Tell how many lines have the string "diagram" in them, and write nothing besides the number.
━━━━━━
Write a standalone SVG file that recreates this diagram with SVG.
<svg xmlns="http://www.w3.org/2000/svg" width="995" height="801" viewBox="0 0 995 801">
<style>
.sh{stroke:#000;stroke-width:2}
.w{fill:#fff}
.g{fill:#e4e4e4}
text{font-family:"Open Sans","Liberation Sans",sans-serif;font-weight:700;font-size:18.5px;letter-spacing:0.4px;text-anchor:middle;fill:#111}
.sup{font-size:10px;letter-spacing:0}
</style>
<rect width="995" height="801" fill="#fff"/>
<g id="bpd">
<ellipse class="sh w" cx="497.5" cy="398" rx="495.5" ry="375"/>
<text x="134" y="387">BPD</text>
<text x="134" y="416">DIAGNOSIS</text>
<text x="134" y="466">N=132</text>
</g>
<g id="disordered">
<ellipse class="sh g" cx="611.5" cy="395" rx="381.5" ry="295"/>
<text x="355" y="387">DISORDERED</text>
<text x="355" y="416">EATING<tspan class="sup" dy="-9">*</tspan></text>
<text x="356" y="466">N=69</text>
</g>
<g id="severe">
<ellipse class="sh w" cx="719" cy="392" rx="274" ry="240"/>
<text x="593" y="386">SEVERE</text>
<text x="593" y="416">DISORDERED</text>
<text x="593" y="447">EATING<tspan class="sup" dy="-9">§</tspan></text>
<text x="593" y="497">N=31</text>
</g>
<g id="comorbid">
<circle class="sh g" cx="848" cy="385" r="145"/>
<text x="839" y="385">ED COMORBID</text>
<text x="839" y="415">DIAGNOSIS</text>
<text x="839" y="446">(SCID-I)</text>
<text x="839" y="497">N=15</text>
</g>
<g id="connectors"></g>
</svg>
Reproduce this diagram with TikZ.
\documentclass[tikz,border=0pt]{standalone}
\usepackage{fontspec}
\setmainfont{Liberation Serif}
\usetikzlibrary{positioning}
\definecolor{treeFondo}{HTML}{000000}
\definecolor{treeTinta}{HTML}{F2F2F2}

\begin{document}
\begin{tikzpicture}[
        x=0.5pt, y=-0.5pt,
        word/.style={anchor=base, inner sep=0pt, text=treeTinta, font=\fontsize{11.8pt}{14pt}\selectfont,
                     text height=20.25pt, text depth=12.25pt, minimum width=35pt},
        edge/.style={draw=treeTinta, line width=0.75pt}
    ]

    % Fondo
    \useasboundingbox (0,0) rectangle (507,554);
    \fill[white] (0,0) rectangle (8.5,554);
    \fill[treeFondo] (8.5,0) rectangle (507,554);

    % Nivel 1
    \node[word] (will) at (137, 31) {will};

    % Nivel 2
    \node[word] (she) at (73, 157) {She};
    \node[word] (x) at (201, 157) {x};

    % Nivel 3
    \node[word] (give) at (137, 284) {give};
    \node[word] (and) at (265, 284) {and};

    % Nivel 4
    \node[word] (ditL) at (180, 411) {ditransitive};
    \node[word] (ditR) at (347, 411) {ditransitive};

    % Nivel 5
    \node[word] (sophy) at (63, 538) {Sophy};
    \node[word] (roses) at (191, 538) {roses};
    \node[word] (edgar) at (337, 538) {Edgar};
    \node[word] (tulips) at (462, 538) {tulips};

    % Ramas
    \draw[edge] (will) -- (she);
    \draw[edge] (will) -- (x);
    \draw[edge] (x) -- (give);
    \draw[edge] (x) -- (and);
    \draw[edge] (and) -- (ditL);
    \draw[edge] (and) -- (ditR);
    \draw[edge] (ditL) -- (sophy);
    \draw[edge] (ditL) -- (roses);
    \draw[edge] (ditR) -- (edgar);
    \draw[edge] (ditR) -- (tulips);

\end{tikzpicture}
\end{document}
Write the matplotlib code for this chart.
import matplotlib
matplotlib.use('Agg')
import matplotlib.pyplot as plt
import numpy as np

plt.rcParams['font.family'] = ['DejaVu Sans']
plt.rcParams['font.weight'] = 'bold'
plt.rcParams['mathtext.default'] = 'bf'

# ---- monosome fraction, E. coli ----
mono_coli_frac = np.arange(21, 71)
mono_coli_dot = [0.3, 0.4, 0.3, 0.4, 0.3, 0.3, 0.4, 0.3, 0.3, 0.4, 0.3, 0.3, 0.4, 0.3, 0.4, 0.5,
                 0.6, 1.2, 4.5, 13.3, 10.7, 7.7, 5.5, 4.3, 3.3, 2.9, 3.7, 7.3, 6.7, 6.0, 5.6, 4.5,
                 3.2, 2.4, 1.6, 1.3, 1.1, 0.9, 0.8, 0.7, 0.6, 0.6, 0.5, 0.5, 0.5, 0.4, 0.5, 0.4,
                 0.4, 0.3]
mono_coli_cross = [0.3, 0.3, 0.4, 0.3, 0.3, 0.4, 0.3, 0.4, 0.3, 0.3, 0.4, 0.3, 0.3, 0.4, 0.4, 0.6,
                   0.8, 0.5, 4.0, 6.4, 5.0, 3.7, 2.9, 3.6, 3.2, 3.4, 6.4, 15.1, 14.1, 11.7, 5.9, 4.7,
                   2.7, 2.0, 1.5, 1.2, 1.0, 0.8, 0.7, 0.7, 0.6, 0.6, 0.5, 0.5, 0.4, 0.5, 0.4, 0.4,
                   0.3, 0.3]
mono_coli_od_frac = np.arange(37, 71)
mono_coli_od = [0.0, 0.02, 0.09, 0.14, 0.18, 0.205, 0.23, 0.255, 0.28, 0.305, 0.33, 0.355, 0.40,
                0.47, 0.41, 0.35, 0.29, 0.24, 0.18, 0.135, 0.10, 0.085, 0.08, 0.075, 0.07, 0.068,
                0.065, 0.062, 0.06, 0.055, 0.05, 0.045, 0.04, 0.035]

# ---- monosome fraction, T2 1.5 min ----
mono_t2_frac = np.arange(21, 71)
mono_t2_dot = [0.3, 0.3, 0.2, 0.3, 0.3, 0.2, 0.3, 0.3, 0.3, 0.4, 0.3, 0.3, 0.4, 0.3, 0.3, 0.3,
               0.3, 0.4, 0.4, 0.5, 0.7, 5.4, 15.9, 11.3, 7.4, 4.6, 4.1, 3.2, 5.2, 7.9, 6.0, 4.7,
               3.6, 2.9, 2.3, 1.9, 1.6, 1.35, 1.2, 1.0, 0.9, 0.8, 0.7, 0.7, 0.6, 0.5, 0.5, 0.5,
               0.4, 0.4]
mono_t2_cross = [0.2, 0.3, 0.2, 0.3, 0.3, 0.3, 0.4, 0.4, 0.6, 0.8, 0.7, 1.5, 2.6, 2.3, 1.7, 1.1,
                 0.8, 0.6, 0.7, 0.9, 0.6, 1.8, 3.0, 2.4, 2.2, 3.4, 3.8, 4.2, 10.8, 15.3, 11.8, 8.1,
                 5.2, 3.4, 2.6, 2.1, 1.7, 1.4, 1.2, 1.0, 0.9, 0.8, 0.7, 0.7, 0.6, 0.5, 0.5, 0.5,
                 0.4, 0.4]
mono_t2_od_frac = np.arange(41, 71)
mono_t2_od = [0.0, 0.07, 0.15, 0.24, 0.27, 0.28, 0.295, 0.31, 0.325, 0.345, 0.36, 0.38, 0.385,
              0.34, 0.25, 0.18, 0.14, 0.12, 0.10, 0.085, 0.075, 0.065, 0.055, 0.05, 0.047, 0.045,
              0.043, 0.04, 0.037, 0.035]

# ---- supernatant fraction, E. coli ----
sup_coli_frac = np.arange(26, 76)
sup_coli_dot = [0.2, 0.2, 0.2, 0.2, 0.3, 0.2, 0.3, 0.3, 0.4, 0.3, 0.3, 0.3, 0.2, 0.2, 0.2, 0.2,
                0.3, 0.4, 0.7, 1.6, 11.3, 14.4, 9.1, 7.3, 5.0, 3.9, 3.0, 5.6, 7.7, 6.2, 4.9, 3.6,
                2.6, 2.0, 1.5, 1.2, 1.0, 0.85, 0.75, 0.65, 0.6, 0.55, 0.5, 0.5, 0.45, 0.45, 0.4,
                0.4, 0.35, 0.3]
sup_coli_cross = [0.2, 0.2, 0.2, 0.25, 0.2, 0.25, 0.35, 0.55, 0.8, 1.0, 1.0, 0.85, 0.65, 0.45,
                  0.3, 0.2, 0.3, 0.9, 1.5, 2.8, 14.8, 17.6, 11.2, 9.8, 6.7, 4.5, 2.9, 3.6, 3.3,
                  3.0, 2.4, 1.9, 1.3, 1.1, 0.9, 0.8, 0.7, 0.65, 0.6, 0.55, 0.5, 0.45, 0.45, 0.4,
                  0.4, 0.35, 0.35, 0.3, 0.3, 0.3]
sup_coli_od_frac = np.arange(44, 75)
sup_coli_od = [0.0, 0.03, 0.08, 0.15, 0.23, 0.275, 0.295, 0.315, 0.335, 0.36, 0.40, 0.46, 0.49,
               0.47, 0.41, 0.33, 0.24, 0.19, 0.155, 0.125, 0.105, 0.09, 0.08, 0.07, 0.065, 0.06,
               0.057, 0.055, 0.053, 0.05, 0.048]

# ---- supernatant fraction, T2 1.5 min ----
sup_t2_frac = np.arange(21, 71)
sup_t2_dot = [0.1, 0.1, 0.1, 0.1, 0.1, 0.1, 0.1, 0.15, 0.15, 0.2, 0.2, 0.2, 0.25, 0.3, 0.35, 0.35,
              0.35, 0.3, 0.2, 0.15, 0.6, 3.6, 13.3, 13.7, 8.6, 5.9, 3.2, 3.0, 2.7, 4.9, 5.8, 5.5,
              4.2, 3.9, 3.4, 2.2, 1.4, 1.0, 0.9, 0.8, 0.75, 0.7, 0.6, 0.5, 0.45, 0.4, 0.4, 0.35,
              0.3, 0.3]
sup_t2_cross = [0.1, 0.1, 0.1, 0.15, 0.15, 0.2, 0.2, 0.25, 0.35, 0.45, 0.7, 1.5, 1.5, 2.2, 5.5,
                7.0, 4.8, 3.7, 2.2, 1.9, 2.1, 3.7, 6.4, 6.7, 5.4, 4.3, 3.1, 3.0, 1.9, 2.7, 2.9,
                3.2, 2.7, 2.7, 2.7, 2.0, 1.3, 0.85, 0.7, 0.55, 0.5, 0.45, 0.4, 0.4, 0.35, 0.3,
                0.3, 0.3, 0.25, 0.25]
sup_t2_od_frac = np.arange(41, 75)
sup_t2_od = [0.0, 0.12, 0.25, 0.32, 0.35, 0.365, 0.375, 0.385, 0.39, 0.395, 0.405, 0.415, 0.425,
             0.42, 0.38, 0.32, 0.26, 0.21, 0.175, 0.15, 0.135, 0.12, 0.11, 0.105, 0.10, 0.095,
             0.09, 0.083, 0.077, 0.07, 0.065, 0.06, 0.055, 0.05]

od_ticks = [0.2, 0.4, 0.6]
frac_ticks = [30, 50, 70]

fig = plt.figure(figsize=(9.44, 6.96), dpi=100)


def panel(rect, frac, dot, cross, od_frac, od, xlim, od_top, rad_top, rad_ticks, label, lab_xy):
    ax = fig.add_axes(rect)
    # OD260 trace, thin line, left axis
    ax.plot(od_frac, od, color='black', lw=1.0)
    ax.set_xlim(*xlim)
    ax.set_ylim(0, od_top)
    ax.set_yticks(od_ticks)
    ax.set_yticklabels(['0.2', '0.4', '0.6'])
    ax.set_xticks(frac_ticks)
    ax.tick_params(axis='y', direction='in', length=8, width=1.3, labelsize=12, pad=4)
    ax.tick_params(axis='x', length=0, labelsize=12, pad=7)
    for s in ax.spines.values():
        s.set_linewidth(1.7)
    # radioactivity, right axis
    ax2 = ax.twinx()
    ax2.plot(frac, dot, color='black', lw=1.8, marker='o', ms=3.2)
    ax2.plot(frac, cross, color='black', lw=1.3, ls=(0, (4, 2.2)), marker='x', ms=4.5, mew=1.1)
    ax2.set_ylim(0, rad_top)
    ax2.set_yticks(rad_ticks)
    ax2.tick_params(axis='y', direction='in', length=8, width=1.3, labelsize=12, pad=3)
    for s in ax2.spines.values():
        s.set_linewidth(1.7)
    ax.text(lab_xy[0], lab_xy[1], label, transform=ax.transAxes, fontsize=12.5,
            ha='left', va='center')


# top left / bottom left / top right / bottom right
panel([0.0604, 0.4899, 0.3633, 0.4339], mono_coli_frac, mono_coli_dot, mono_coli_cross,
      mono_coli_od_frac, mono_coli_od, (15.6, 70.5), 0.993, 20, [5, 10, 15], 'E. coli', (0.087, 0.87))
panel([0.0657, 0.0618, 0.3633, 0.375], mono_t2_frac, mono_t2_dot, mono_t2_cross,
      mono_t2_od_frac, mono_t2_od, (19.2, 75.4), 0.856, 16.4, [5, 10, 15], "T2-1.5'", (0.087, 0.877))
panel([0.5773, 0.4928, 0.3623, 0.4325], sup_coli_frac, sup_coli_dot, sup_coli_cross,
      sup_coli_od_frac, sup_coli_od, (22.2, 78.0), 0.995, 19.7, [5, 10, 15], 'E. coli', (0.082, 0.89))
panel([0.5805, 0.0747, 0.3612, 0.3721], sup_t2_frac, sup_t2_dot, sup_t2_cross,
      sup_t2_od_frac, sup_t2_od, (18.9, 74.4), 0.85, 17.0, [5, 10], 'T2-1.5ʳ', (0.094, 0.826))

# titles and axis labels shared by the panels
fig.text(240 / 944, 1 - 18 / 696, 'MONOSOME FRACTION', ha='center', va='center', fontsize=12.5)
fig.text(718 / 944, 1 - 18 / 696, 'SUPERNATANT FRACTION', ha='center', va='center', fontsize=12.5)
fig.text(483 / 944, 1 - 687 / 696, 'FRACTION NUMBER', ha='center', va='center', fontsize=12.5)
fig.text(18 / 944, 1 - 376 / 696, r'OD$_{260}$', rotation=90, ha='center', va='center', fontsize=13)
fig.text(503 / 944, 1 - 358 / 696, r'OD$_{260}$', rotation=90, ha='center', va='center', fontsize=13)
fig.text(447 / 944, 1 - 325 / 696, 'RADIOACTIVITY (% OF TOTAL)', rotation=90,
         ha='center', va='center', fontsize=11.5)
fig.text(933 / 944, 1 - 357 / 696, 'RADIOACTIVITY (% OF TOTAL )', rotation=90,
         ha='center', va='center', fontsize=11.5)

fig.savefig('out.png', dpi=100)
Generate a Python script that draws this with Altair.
━━━━━━
→ Solved exercise
2